Mais ce qui explose à la lecture de ce roman, c'est l'illusion dans laquelle un individu peut s'enfermer. L'illusion de relations, amicales ou amoureuses. Illusion car leur virtualité fausse toute notion d'engagement, toute implication. le parcours de Laure qui "souffrait d'une déformation professionnelle : elle voyait le réel à travers les livres" est en ce sens révélateur. Sa vision du réel ne passe plus seulement par les livres, mais désormais par l'écran de son ordinateur ou de son téléphone. Consciente que chaque individu se définit aussi par ses goûts littéraires ou artistiques, les musiques qu'il écoute, quelle crédibilité alors accorder à ce que chacun dévoile de soi sur les réseaux ? Sincérité ou mise en scène ? Là encore, le jeu de rôle éventuel ou la mystification ne sont pas des phénomènes nouveaux dans le jeu amoureux.
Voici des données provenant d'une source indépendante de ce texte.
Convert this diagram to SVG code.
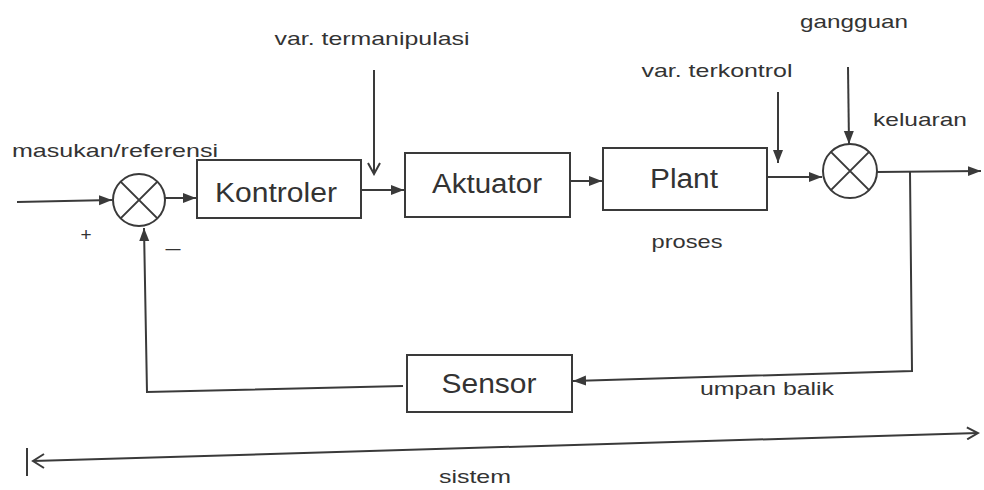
<svg xmlns="http://www.w3.org/2000/svg" width="984" height="490" viewBox="0 0 984 490">
<style>
.box{fill:#fff;stroke:#3a3a3a;stroke-width:2}
.ln{fill:none;stroke:#3a3a3a;stroke-width:2}
.big{font-family:"Liberation Sans",Arial,sans-serif;font-size:27px;fill:#333;text-anchor:middle}
.lbl{font-family:"Liberation Sans",Arial,sans-serif;font-size:19px;fill:#333;text-anchor:middle}
</style>
<defs>
<marker id="af" markerUnits="userSpaceOnUse" markerWidth="14" markerHeight="12" refX="13" refY="6" orient="auto">
<path d="M0,1 L13,6 L0,11 Z" fill="#3a3a3a"/>
</marker>
<marker id="av" markerUnits="userSpaceOnUse" markerWidth="14" markerHeight="14" refX="12" refY="7" orient="auto">
<path d="M1,1 L12,7 L1,13" fill="none" stroke="#3a3a3a" stroke-width="2"/>
</marker>
</defs>
<rect width="984" height="490" fill="#fff"/>
<g id="connectors">
<path class="ln" d="M17,202 L112,200" marker-end="url(#af)"/>
<path class="ln" d="M165,198 L196,198" marker-end="url(#af)"/>
<path class="ln" d="M361,190 L404,190" marker-end="url(#af)"/>
<path class="ln" d="M374,70 L374,174" marker-end="url(#av)"/>
<path class="ln" d="M570,181 L602,181" marker-end="url(#af)"/>
<path class="ln" d="M767,177 L822,177" marker-end="url(#af)"/>
<path class="ln" d="M778,92 L778,163" marker-end="url(#af)"/>
<path class="ln" d="M848,67 L849,144" marker-end="url(#af)"/>
<path class="ln" d="M877,172 L981,171" marker-end="url(#af)"/>
<path class="ln" d="M910,172 L912,371 L573,381" marker-end="url(#af)"/>
<path class="ln" d="M403,386 L147,392 L144,228" marker-end="url(#af)"/>
<path class="ln" d="M33,461 L978,433" marker-end="url(#av)"/>
<path class="ln" d="M44,454 L33,461 L44,468"/>
<path class="ln" d="M27,448 L27,476"/>
</g>
<g id="sum1">
<circle class="ln" cx="139" cy="200" r="26"/>
<path class="ln" d="M120.6,181.6 L157.4,218.4 M157.4,181.6 L120.6,218.4"/>
</g>
<g id="sum2">
<circle class="ln" cx="850" cy="171" r="27"/>
<path class="ln" d="M830.9,151.9 L869.1,190.1 M869.1,151.9 L830.9,190.1"/>
</g>
<g id="kontroler">
<rect class="box" x="197" y="160" width="164" height="58"/>
<text class="big" x="276" y="202" textLength="122" lengthAdjust="spacingAndGlyphs">Kontroler</text>
</g>
<g id="aktuator">
<rect class="box" x="405" y="153" width="165" height="64"/>
<text class="big" x="487" y="193" textLength="110" lengthAdjust="spacingAndGlyphs">Aktuator</text>
</g>
<g id="plant">
<rect class="box" x="603" y="148" width="164" height="62"/>
<text class="big" x="684" y="188" textLength="68" lengthAdjust="spacingAndGlyphs">Plant</text>
</g>
<g id="sensor">
<rect class="box" x="407" y="355" width="165" height="57"/>
<text class="big" x="489" y="393" textLength="95" lengthAdjust="spacingAndGlyphs">Sensor</text>
</g>
<g id="labels">
<text class="lbl" x="115" y="157" textLength="206" lengthAdjust="spacingAndGlyphs">masukan/referensi</text>
<text class="lbl" x="372" y="45" textLength="195" lengthAdjust="spacingAndGlyphs">var. termanipulasi</text>
<text class="lbl" x="717" y="77" textLength="151" lengthAdjust="spacingAndGlyphs">var. terkontrol</text>
<text class="lbl" x="854" y="28" textLength="108" lengthAdjust="spacingAndGlyphs">gangguan</text>
<text class="lbl" x="920" y="126" textLength="94" lengthAdjust="spacingAndGlyphs">keluaran</text>
<text class="lbl" x="687" y="248" textLength="71" lengthAdjust="spacingAndGlyphs">proses</text>
<text class="lbl" x="767" y="395" textLength="134" lengthAdjust="spacingAndGlyphs">umpan balik</text>
<text class="lbl" x="475" y="483" textLength="72" lengthAdjust="spacingAndGlyphs">sistem</text>
<text class="lbl" x="86" y="241" font-size="22">+</text>
<text class="lbl" x="173" y="256" textLength="18" lengthAdjust="spacingAndGlyphs">−</text>
</g>
</svg>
Ce sont les outils qui ont changé et la façon dont ils vous jettent en pâture à un public dont vous vous seriez bien passé. Des outils qui vous attrapent sur la base d'une fausse promesse : briser votre solitude.

Stéphanie Dupays mène finement sa barque, avec un recul constant qui permet de décortiquer la mécanique des sentiments dans l'esprit de Laure. On est dans la raison, plus que dans l'émotion. Là où Camille Laurens montrait la dérive psychotique d'une femme engluée dans ses jeux de rôles et de séduction par écrans interposés (Celle que vous croyez - Gallimard - janvier 2016 et récemment superbement adapté au cinéma avec Juliette Binoche dans le rôle De Claire), Stéphanie Dupays dote Laure d'une solidité psychologique à toute épreuve. Tout en laissant affleurer le danger qui pointe à la moindre perte d'équilibre...

Disons qu'en refermant le livre, on a juste envie d'organiser une bonne soirée entre amis, IRL comme on dit sur les réseaux, et de se moquer un peu plus des drôles de demandes de mise en relation que l'on reçoit parfois. CQFD.